**EXERCISE DIRECTIONS:** Your task is to count the lines of the entries below that include the word "Convert" and to give only the resulting number.

(Code that draws figures)
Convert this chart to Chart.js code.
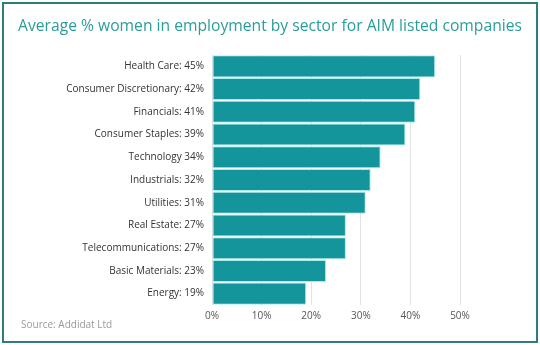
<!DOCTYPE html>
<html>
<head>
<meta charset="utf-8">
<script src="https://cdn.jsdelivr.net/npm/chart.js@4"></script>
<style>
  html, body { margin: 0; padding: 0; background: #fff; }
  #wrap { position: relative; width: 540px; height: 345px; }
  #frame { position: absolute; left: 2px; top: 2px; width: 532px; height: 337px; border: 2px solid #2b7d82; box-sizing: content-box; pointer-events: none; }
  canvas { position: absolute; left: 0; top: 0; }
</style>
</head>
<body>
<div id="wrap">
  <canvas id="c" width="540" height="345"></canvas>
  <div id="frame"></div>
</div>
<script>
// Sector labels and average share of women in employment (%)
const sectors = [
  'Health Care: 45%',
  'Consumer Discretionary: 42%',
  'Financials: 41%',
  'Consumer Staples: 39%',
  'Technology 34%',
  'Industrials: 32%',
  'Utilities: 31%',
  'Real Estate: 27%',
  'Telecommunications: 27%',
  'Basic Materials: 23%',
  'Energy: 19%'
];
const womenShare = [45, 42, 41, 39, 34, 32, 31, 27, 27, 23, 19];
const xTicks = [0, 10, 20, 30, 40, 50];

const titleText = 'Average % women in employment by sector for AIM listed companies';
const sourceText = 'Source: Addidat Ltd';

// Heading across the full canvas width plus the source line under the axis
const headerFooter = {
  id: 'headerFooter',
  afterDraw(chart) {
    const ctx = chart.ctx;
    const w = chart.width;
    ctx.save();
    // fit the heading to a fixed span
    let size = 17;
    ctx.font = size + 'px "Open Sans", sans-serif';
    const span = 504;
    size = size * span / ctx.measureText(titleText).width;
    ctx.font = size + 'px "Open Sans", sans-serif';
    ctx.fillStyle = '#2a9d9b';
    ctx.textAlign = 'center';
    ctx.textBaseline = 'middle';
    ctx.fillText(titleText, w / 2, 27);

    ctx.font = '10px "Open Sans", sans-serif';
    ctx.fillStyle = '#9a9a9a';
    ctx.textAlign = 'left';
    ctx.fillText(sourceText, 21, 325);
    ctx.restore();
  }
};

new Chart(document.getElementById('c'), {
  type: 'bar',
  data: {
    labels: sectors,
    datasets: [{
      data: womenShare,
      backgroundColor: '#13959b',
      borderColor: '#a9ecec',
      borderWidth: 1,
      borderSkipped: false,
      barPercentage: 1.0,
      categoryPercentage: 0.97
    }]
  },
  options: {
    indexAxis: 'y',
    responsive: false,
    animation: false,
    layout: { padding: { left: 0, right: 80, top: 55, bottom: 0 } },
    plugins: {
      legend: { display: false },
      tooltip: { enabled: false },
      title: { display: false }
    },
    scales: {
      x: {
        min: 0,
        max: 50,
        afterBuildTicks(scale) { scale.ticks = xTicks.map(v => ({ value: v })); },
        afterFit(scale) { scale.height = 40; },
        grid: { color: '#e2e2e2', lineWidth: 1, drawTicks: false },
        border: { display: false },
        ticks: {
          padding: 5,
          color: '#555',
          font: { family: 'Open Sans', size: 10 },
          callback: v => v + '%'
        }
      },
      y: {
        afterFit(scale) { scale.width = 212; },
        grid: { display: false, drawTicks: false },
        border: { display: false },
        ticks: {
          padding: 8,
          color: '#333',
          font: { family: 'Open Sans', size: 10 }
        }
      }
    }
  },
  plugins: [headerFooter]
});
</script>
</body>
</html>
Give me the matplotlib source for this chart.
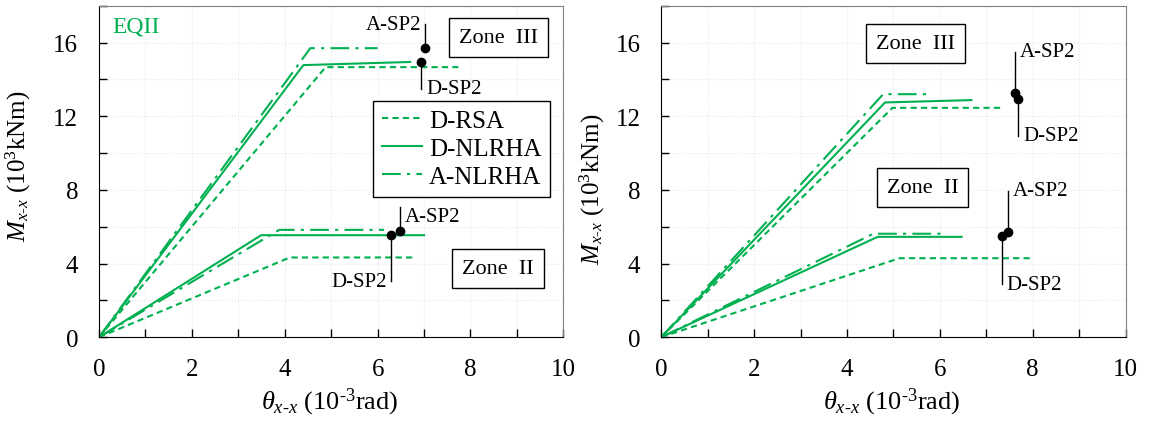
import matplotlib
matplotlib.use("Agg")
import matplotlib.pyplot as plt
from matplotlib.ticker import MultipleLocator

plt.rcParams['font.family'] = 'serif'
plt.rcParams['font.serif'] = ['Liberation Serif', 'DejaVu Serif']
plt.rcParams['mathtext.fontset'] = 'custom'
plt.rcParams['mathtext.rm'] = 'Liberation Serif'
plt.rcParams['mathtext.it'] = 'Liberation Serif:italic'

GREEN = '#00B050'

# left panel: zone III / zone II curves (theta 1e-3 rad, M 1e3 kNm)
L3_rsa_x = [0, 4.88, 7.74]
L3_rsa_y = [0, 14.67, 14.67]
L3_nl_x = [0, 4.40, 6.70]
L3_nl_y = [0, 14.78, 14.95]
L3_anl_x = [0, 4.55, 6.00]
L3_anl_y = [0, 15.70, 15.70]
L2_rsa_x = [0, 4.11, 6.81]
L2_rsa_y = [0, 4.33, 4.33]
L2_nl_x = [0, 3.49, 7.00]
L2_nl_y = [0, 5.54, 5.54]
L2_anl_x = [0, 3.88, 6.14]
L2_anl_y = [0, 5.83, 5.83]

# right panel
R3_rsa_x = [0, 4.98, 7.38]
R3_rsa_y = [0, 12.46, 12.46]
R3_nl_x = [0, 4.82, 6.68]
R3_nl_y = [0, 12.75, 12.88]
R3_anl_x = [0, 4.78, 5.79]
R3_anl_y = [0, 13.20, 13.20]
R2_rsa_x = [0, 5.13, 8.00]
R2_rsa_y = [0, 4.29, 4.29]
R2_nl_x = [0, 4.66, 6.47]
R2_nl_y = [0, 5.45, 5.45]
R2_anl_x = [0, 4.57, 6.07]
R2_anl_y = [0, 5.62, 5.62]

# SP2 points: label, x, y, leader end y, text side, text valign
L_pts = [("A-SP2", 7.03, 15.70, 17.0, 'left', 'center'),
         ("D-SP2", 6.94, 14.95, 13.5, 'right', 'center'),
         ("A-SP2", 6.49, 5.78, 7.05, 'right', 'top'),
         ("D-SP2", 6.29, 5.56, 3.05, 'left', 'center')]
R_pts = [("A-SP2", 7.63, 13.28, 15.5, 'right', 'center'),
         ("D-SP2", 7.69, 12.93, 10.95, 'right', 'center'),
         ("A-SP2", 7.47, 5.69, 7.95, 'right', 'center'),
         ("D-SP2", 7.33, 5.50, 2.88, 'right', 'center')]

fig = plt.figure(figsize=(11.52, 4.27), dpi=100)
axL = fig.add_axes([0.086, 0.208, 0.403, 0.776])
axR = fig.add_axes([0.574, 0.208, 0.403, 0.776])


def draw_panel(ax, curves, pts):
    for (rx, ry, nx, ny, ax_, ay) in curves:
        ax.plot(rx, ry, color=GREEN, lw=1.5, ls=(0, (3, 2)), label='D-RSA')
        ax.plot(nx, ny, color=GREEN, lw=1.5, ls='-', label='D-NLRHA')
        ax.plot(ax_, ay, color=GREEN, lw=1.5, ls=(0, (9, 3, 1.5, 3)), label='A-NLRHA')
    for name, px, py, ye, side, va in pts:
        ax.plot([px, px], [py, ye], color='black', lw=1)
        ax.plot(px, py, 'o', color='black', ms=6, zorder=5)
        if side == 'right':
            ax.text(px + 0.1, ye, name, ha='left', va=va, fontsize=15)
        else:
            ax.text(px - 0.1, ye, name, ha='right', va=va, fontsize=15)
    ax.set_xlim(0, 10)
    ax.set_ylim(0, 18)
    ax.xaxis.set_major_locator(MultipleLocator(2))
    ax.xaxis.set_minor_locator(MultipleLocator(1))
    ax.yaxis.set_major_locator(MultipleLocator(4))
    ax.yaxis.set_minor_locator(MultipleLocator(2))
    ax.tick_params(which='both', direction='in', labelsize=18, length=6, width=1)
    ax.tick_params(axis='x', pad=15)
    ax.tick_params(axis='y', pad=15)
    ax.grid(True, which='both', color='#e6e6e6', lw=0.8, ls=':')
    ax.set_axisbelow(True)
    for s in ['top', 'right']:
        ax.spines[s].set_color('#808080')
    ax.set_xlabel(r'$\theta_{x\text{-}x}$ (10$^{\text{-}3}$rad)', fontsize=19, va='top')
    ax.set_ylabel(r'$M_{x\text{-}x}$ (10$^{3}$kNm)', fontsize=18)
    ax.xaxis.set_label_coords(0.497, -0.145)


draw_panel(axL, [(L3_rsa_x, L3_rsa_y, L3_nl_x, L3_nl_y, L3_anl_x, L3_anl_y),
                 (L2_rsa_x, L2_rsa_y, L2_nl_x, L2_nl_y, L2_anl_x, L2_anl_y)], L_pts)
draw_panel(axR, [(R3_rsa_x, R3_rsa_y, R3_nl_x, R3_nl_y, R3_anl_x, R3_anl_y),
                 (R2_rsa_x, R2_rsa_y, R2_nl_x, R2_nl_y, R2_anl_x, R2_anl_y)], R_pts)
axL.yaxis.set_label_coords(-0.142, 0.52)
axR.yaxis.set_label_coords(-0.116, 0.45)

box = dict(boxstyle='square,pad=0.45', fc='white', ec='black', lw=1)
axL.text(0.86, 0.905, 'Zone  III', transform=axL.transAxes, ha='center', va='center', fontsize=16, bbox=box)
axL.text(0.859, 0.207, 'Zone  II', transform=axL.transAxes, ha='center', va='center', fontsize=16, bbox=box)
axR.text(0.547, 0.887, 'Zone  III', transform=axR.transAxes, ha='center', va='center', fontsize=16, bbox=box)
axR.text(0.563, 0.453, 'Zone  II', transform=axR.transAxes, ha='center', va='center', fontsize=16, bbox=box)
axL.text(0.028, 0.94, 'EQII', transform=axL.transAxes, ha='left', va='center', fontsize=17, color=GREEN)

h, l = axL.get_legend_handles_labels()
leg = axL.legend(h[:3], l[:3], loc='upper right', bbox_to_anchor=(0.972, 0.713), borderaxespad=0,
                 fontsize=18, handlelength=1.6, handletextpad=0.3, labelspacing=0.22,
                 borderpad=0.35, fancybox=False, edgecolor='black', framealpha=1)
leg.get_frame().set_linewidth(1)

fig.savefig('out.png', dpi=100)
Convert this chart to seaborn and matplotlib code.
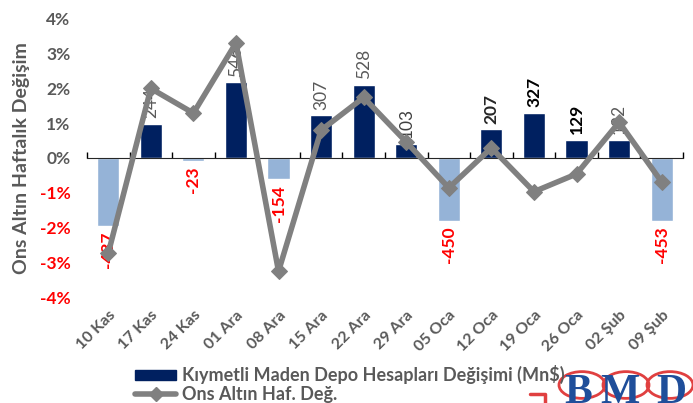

**WRITTEN SOLUTION:** 2